Передние ползуны остановились среди кустов. Уже совсем близко. Чернеют темные силуэты барака. Лениво переваливаясь, маячит сонная фигура часового. В бараке тускло мигает свет, притушенная лампа. Две роты стрелков спокойно разметались во сне, слышен разнотонный храп полутораста утомившихся лагерными занятиями, в душный день в Фергане, молодых людей.

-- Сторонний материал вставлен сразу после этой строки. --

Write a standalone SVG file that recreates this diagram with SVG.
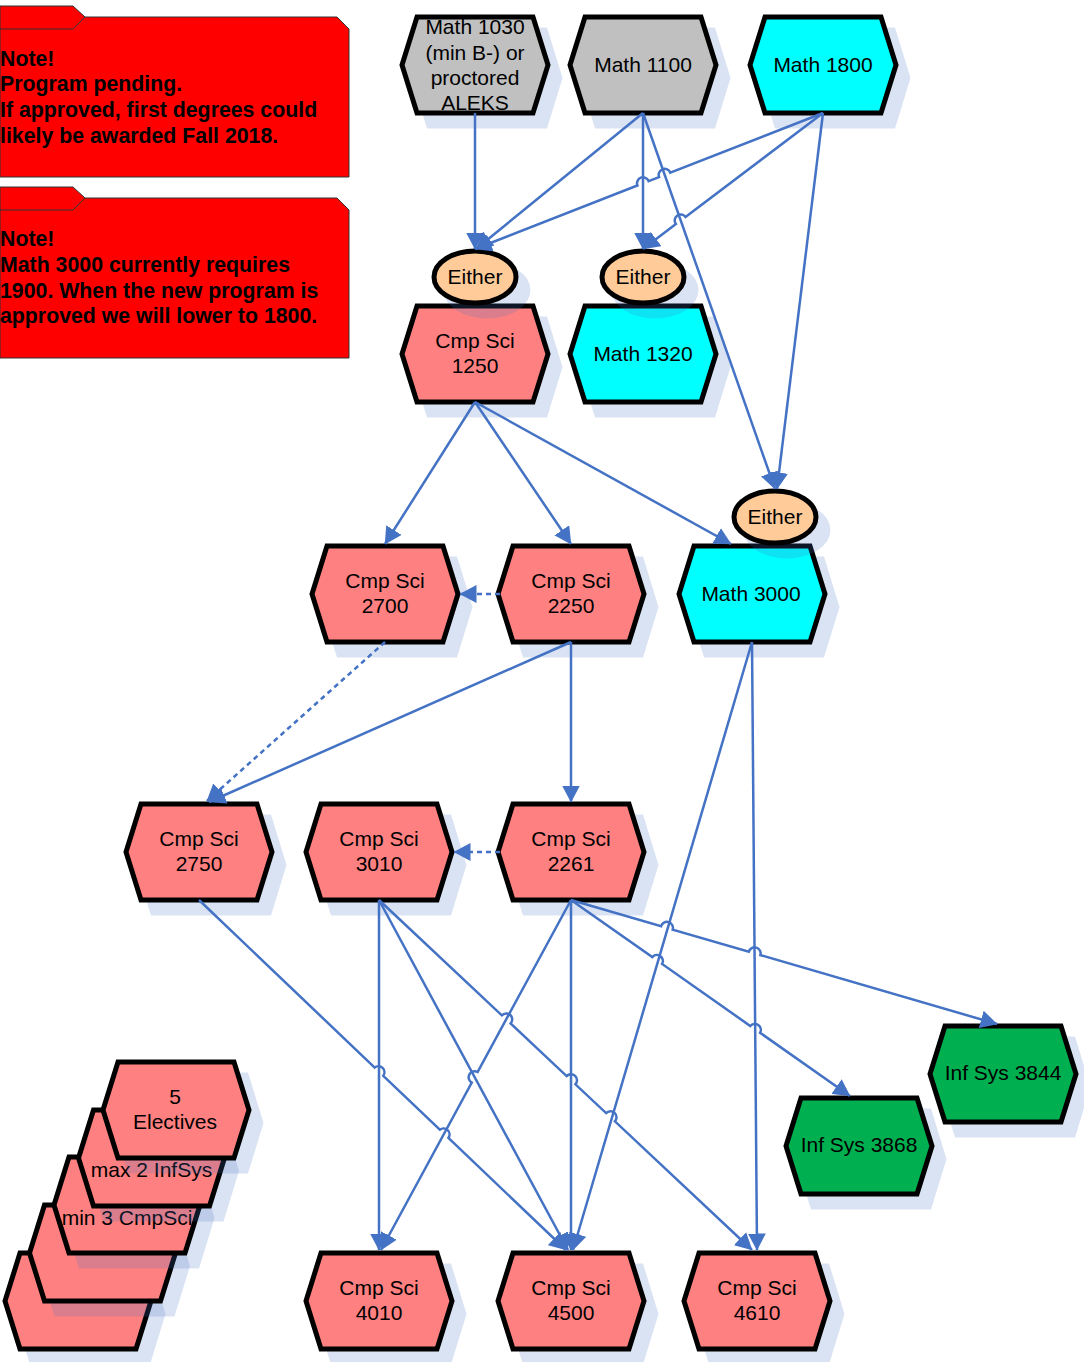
<svg xmlns="http://www.w3.org/2000/svg" width="1084" height="1362" viewBox="0 0 1084 1362">
<style>
.hx{stroke:#000;stroke-width:5;stroke-linejoin:miter}
.pk{fill:#ff8080}.cy{fill:#00ffff}.gy{fill:#c0c0c0}.gn{fill:#00b050}.pe{fill:#ffcc99}
.sh{fill:#4472c4;fill-opacity:0.2}
.t{font-family:"Liberation Sans",Arial,sans-serif;font-size:21px;text-anchor:middle;fill:#000}
.nt{font-family:"Liberation Sans",Arial,sans-serif;font-size:21.3px;font-weight:bold;fill:#000}
.nb{fill:#ff0000;stroke:#333;stroke-width:1}
.c{fill:none;stroke:#4472c4;stroke-width:2.5;marker-end:url(#ah)}
.d{stroke-dasharray:5 4}
</style>
<defs>
<marker id="ah" viewBox="0 0 17 18" refX="16.5" refY="9" markerWidth="17" markerHeight="18" markerUnits="userSpaceOnUse" orient="auto">
<path d="M0,0 L17,9 L0,18 Z" fill="#4472c4"/>
</marker>
<path id="hx" d="M-73,0 L-58,-48 L58,-48 L73,0 L58,48 L-58,48 Z"/>
<path id="hs" d="M-75.5,0 L-60,-50.5 L60,-50.5 L75.5,0 L60,50.5 L-60,50.5 Z"/>
</defs>

<g id="note1">
<polygon class="nb" points="0,17 337,17 349,29 349,177 0,177"/>
<polygon class="nb" points="0,6 73,6 85,17 73,29 0,29"/>
<text class="nt" x="0" y="65.5">Note!</text>
<text class="nt" x="0" y="91">Program pending.</text>
<text class="nt" x="0" y="117">If approved, first degrees could</text>
<text class="nt" x="0" y="142.5">likely be awarded Fall 2018.</text>
</g>
<g id="note2">
<polygon class="nb" points="0,198 337,198 349,210 349,358 0,358"/>
<polygon class="nb" points="0,187 73,187 85,198 73,210 0,210"/>
<text class="nt" x="0" y="246">Note!</text>
<text class="nt" x="0" y="272">Math 3000 currently requires</text>
<text class="nt" x="0" y="297.5">1900. When the new program is</text>
<text class="nt" x="0" y="323">approved we will lower to 1800.</text>
</g>

<g id="math1030">
<use href="#hs" x="487" y="78" class="sh"/>
<use href="#hx" x="475" y="65" class="gy"/>
<text class="t" x="475" y="34">Math 1030</text>
<text class="t" x="475" y="60">(min B-) or</text>
<text class="t" x="475" y="85">proctored</text>
<text class="t" x="475" y="110">ALEKS</text>
<use href="#hx" x="475" y="65" class="hx" fill="none"/>
</g>
<g id="math1100">
<use href="#hs" x="655" y="78" class="sh"/>
<use href="#hx" x="643" y="65" class="hx gy"/>
<text class="t" x="643" y="71.5">Math 1100</text>
</g>
<g id="math1800">
<use href="#hs" x="835" y="78" class="sh"/>
<use href="#hx" x="823" y="65" class="hx cy"/>
<text class="t" x="823" y="71.5">Math 1800</text>
</g>
<g id="cs1250">
<use href="#hs" x="487" y="367" class="sh"/>
<use href="#hx" x="475" y="354" class="hx pk"/>
<text class="t" x="475" y="347.5">Cmp Sci</text>
<text class="t" x="475" y="372.5">1250</text>
</g>
<g id="math1320">
<use href="#hs" x="655" y="367" class="sh"/>
<use href="#hx" x="643" y="354" class="hx cy"/>
<text class="t" x="643" y="360.5">Math 1320</text>
</g>
<g id="cs2700">
<use href="#hs" x="397" y="607" class="sh"/>
<use href="#hx" x="385" y="594" class="hx pk"/>
<text class="t" x="385" y="587.5">Cmp Sci</text>
<text class="t" x="385" y="612.5">2700</text>
</g>
<g id="cs2250">
<use href="#hs" x="583" y="607" class="sh"/>
<use href="#hx" x="571" y="594" class="hx pk"/>
<text class="t" x="571" y="587.5">Cmp Sci</text>
<text class="t" x="571" y="612.5">2250</text>
</g>
<g id="math3000">
<use href="#hs" x="764" y="607" class="sh"/>
<use href="#hx" x="752" y="594" class="hx cy"/>
<text class="t" x="751" y="600.5">Math 3000</text>
</g>
<g id="cs2750">
<use href="#hs" x="211" y="865" class="sh"/>
<use href="#hx" x="199" y="852" class="hx pk"/>
<text class="t" x="199" y="845.5">Cmp Sci</text>
<text class="t" x="199" y="870.5">2750</text>
</g>
<g id="cs3010">
<use href="#hs" x="391" y="865" class="sh"/>
<use href="#hx" x="379" y="852" class="hx pk"/>
<text class="t" x="379" y="845.5">Cmp Sci</text>
<text class="t" x="379" y="870.5">3010</text>
</g>
<g id="cs2261">
<use href="#hs" x="583" y="865" class="sh"/>
<use href="#hx" x="571" y="852" class="hx pk"/>
<text class="t" x="571" y="845.5">Cmp Sci</text>
<text class="t" x="571" y="870.5">2261</text>
</g>
<g id="is3844">
<use href="#hs" x="1015" y="1087" class="sh"/>
<use href="#hx" x="1003" y="1074" class="hx gn"/>
<text class="t" x="1003" y="1079.5">Inf Sys 3844</text>
</g>
<g id="is3868">
<use href="#hs" x="871" y="1159" class="sh"/>
<use href="#hx" x="859" y="1146" class="hx gn"/>
<text class="t" x="859" y="1151.5">Inf Sys 3868</text>
</g>
<g id="cs4010">
<use href="#hs" x="391" y="1314" class="sh"/>
<use href="#hx" x="379" y="1301" class="hx pk"/>
<text class="t" x="379" y="1294.5">Cmp Sci</text>
<text class="t" x="379" y="1319.5">4010</text>
</g>
<g id="cs4500">
<use href="#hs" x="583" y="1314" class="sh"/>
<use href="#hx" x="571" y="1301" class="hx pk"/>
<text class="t" x="571" y="1294.5">Cmp Sci</text>
<text class="t" x="571" y="1319.5">4500</text>
</g>
<g id="cs4610">
<use href="#hs" x="769" y="1314" class="sh"/>
<use href="#hx" x="757" y="1301" class="hx pk"/>
<text class="t" x="757" y="1294.5">Cmp Sci</text>
<text class="t" x="757" y="1319.5">4610</text>
</g>

<g id="electives">
<use href="#hs" x="90" y="1314" class="sh"/>
<use href="#hx" x="78" y="1301" class="hx pk"/>
<use href="#hs" x="114.5" y="1266" class="sh"/>
<use href="#hx" x="102.5" y="1253" class="hx pk"/>
<use href="#hs" x="139" y="1218" class="sh"/>
<use href="#hx" x="127" y="1205" class="hx pk"/>
<text class="t" x="127" y="1224.5">min 3 CmpSci</text>
<use href="#hs" x="163.5" y="1171" class="sh"/>
<use href="#hx" x="151.5" y="1158" class="hx pk"/>
<text class="t" x="151.5" y="1176.5">max 2 InfSys</text>
<use href="#hs" x="188" y="1123" class="sh"/>
<use href="#hx" x="176" y="1110" class="hx pk"/>
<text class="t" x="175" y="1103.5">5</text>
<text class="t" x="175" y="1128.5">Electives</text>
</g>

<g id="either1">
<ellipse cx="487" cy="290" rx="43.5" ry="28.5" class="sh"/>
<ellipse cx="475" cy="277" rx="41" ry="26" class="hx pe"/>
<text class="t" x="475" y="284">Either</text>
</g>
<g id="either2">
<ellipse cx="655" cy="290" rx="43.5" ry="28.5" class="sh"/>
<ellipse cx="643" cy="277" rx="41" ry="26" class="hx pe"/>
<text class="t" x="643" y="284">Either</text>
</g>
<g id="either3">
<ellipse cx="787" cy="530" rx="43.5" ry="28.5" class="sh"/>
<ellipse cx="775" cy="517" rx="41" ry="26" class="hx pe"/>
<text class="t" x="775" y="524">Either</text>
</g>

<g id="connectors">
<path class="c" d="M475,113 L475,249"/>
<path class="c" d="M643,113 L476,249"/>
<path class="c" d="M823,113 L670.3,172.7 A6,6 0 0 0 659.1,177.1 L648.6,181.1 A6,6 0 0 0 637.4,185.5 L475,249"/>
<path class="c" d="M643,113 L643,249"/>
<path class="c" d="M823,113 L685.5,216.9 A6,6 0 0 0 675.9,224.1 L643,249"/>
<path class="c" d="M643,113 L775,489"/>
<path class="c" d="M823,113 L777,489"/>
<path class="c" d="M475,402 L385,544"/>
<path class="c" d="M475,402 L571,544"/>
<path class="c" d="M475,402 L731,544"/>
<path class="c d" d="M500,594 L460,594"/>
<path class="c d" d="M385,642 L207,801"/>
<path class="c" d="M571,642 L209,802"/>
<path class="c" d="M571,642 L571,802"/>
<path class="c d" d="M500,852 L454,852"/>
<path class="c" d="M571,900 L661.1,926.2 A6,6 0 0 1 672.7,929.6 L748.8,951.7 A6,6 0 0 1 760.4,955.1 L997,1024"/>
<path class="c" d="M571,900 L652.3,957.1 A6,6 0 0 1 662.1,963.9 L750.3,1026 A6,6 0 0 1 760.1,1032.8 L850,1096"/>
<path class="c" d="M571,900 L477.6,1072 A6,6 0 0 0 471.8,1082.6 L381,1250"/>
<path class="c" d="M571,900 L571,1250"/>
<path class="c" d="M752,642 L573,1250"/>
<path class="c" d="M752,642 L757,1250"/>
<path class="c" d="M379,900 L379,1250"/>
<path class="c" d="M379,900 L568,1250"/>
<path class="c" d="M379,900 L501.8,1015.3 A6,6 0 0 1 510.6,1023.5 L566.6,1076.1 A6,6 0 0 1 575.4,1084.3 L606.1,1113.1 A6,6 0 0 1 614.9,1121.3 L752,1250"/>
<path class="c" d="M199,900 L374.7,1067.6 A6,6 0 0 1 383.3,1075.8 L439.8,1129.7 A6,6 0 0 1 448.4,1137.9 L566,1250"/>
</g>
</svg>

Кучка киргиз, точно кошки, набрасываются сзади на клевавшего носом часового. Едва прохрипел, сжатый за горло цепкими руками…
Теперь — в бараки.
— Урр! Урр!!
С диким ревом набросились на спящих людей. Крошат головы топорами, разбивают черепа кетменями. Ножи застревают в груди.
— Урр!! Урр!!
Недоумевающие солдаты вскакивают, борются безоружные. Ружья стоят в пирамидах, в глубине барака. Уже восемь десятков солдат хрипят или лежат бездыханными
[334].
Не растерялся молодой дежурный офицер, подпоручик Карселидзе. Храбрый грузин сумел собрать около себя, при внезапном ночном нападении, кучку солдат, быстро роздал оружие.
— Пли!
Нападавшие остановились, услышав сухой треск ружей. Передние повалились.
— Пли! Пли!
Залп за залпом кучки солдат. Валятся трупы… Нападавшие дрогнули. Один, другой — к выходу. Хлынула вся банда. Карселидзе со своими солдатами — за ними. Залпы несутся в ночную тьму. Но нападавшие рассеялись между кустами во всех направлениях, оставляя повсюду свалившихся. Преследование невозможно.
Произошло это нападение летом 1898 года
[335], при полном, как казалось, спокойствии населения. Этот мятеж получил название Андижанского восстания.